中文关键词: 大规模机器学习;哈希学习;跨媒体检索
英文摘要: To confront with the difficulties of high-cost storage and low-efficiency retrieval for large-scale database, hashing based methods have attracted more and more attention and acceptance for people all over the world. The appealing property of hashing methods is they index data with binary hash codes which enjoy not only the compactness of the representation but also the low complexity in distance computation. Based on the recent related work on hashing, this project proposes to research on nonlinear multimodal hash function learning as well as their application in real-world cross media retrieval problems, to deal with the challenges of multimodal, high-dimensionlity, and nonlinear in feature spaces.

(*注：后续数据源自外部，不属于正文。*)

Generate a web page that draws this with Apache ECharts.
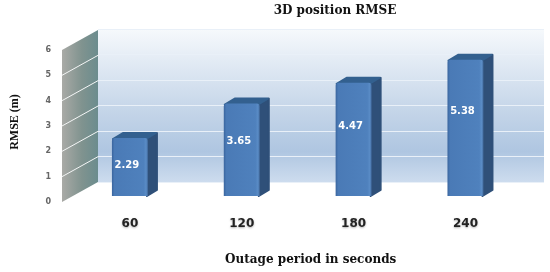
<!DOCTYPE html>
<html>
<head>
<meta charset="utf-8">
<title>3D position RMSE</title>
<script src="https://cdn.jsdelivr.net/npm/echarts@6/dist/echarts.min.js"></script>
<style>
html, body { margin: 0; padding: 0; background: #fff; }
#chart { width: 550px; height: 272px; }
</style>
</head>
<body>
<div id="chart"></div>
<script>
var categories = ['60', '120', '180', '240'];
var rmse = [2.29, 3.65, 4.47, 5.38];
var yTicks = [0, 1, 2, 3, 4, 5, 6];

var serif = '"Liberation Serif", serif';
var wideSerif = '"DejaVu Serif", serif';
var sans = '"DejaVu Sans", sans-serif';

function hGrad(stops) {
    return new echarts.graphic.LinearGradient(0, 0, 1, 0, stops);
}

// side wall, drawn in the front plane and pushed back to the rear wall
function renderWall(params, api) {
    var x = params.coordSys.x - 12;
    var y0 = api.coord([0, 0])[1];
    var y6 = api.coord([0, 6])[1];
    var children = [{
        type: 'polygon',
        shape: { points: [[x, y0], [x, y6], [x + 36, y6 - 20], [x + 36, y0 - 20]] },
        style: { fill: hGrad([
            { offset: 0, color: '#a9aaa6' },
            { offset: 0.55, color: '#80938f' },
            { offset: 1, color: '#6b8c8e' }
        ]) }
    }];
    yTicks.slice(1, 6).forEach(function (t) {
        var y = api.coord([0, t])[1];
        children.push({
            type: 'line',
            shape: { x1: x, y1: y, x2: x + 36, y2: y - 20 },
            style: { stroke: '#f4f6f6', lineWidth: 1 }
        });
    });
    return { type: 'group', children: children };
}

function renderBar(params, api) {
    var val = api.value(1);
    var top = api.coord([api.value(0), val]);
    var base = api.coord([api.value(0), 0]);
    var w = 36, dx = 10, dy = 6;
    var l = top[0] - w / 2, r = l + w;
    var yTop = top[1] - 6, yBase = base[1] - 6;
    // the labels of the original do not sit at mid height
    var labelY = api.coord([api.value(0), val * 0.69 - 0.355])[1] - 6;
    return {
        type: 'group',
        children: [{
            type: 'polygon',
            shape: { points: [[r - 1, yTop + 1], [r + dx - 1, yTop - dy + 1], [r + dx - 1, yBase - dy], [r - 1, yBase]] },
            style: { fill: '#2f5079', stroke: '#2f5079', lineWidth: 2, lineJoin: 'round' }
        }, {
            type: 'polygon',
            shape: { points: [[l + 1, yTop + 1], [l + dx + 1, yTop - dy + 1], [r + dx - 2, yTop - dy + 1], [r - 2, yTop + 1]] },
            style: { fill: '#33608f', stroke: '#33608f', lineWidth: 2, lineJoin: 'round' }
        }, {
            type: 'rect',
            shape: { x: l, y: yTop, width: w, height: yBase - yTop, r: [3, 3, 0, 0] },
            style: { fill: hGrad([
                { offset: 0, color: '#3a659e' },
                { offset: 0.07, color: '#4a7ab6' },
                { offset: 0.88, color: '#4f81bd' },
                { offset: 0.95, color: '#5a8cc6' },
                { offset: 1, color: '#41699c' }
            ]) }
        }, {
            type: 'text',
            style: {
                x: top[0] - 3, y: labelY,
                text: val.toFixed(2),
                fill: '#fff',
                font: 'bold 10px ' + sans,
                align: 'center', verticalAlign: 'middle'
            }
        }]
    };
}

var chart = echarts.init(document.getElementById('chart'));
chart.setOption({
    animation: false,
    backgroundColor: '#fff',
    title: {
        text: '3D position RMSE',
        left: 330, top: 0, textAlign: 'center',
        textStyle: { fontFamily: wideSerif, fontWeight: 'bold', fontSize: 12, color: '#111' }
    },
    grid: [{
        left: 74, width: 447.4, top: 50, height: 152, outerBoundsMode: 'none'
    }, {
        left: 98, width: 446, top: 29, height: 153, outerBoundsMode: 'none',
        show: true, borderWidth: 0,
        backgroundColor: new echarts.graphic.LinearGradient(0, 0, 0, 1, [
            { offset: 0, color: '#f6f9fc' },
            { offset: 0.55, color: '#c3d4e8' },
            { offset: 0.8, color: '#afc6e1' },
            { offset: 1, color: '#cddcee' }
        ])
    }],
    xAxis: [{
        type: 'category', gridIndex: 0, data: categories,
        name: 'Outage period in seconds',
        nameLocation: 'middle', nameGap: 52,
        nameTextStyle: { fontFamily: wideSerif, fontWeight: 'bold', fontSize: 12, color: '#111', padding: [0, 0, 0, 26] },
        axisLine: { show: false }, axisTick: { show: false },
        axisLabel: {
            margin: 16, fontFamily: sans, fontWeight: 'bold', fontSize: 12, color: '#222',
            textShadowColor: 'rgba(0,0,0,0.3)', textShadowBlur: 2, textShadowOffsetY: 1
        }
    }, {
        type: 'category', gridIndex: 1, data: categories, show: false
    }],
    yAxis: [{
        type: 'value', gridIndex: 0, min: 0, max: 6, interval: 1, offset: 12,
        name: 'RMSE (m)',
        nameLocation: 'middle', nameGap: 41,
        nameTextStyle: { fontFamily: serif, fontWeight: 'bold', fontSize: 12, color: '#111', padding: [0, 0, 0, 8] },
        axisLine: { show: false }, axisTick: { show: false }, splitLine: { show: false },
        axisLabel: { margin: 11, fontFamily: sans, fontWeight: 'bold', fontSize: 8, color: '#666' }
    }, {
        type: 'value', gridIndex: 1, min: 0, max: 6, interval: 1,
        axisLine: { show: false }, axisTick: { show: false }, axisLabel: { show: false },
        splitLine: { show: true, lineStyle: { color: '#e9f0f8', width: 1 } }
    }],
    series: [{
        type: 'custom', name: 'wall', xAxisIndex: 0, yAxisIndex: 0,
        renderItem: renderWall, data: [[categories[0], 0]], silent: true, z: 1
    }, {
        type: 'custom', name: 'RMSE', xAxisIndex: 0, yAxisIndex: 0,
        renderItem: renderBar,
        encode: { x: 0, y: 1 },
        data: categories.map(function (c, i) { return [i, rmse[i]]; }),
        z: 3
    }]
});
</script>
</body>
</html>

More specifically, we aim to (1) propose novel nonlinear multimodal hashing approaches by fully use of local information to better modal the complex structure of big data, and analyze and verify their properties; (2) based on the manifold structure of image data and active selection for supervised information, propose semi-supervised multimodal hash learning incorporating with active learning and manifold learning; (3) apply the proposed algorithms to the real-world large scale cross media retrieval systems, in order to improve the query accuracy, recall and efficiency.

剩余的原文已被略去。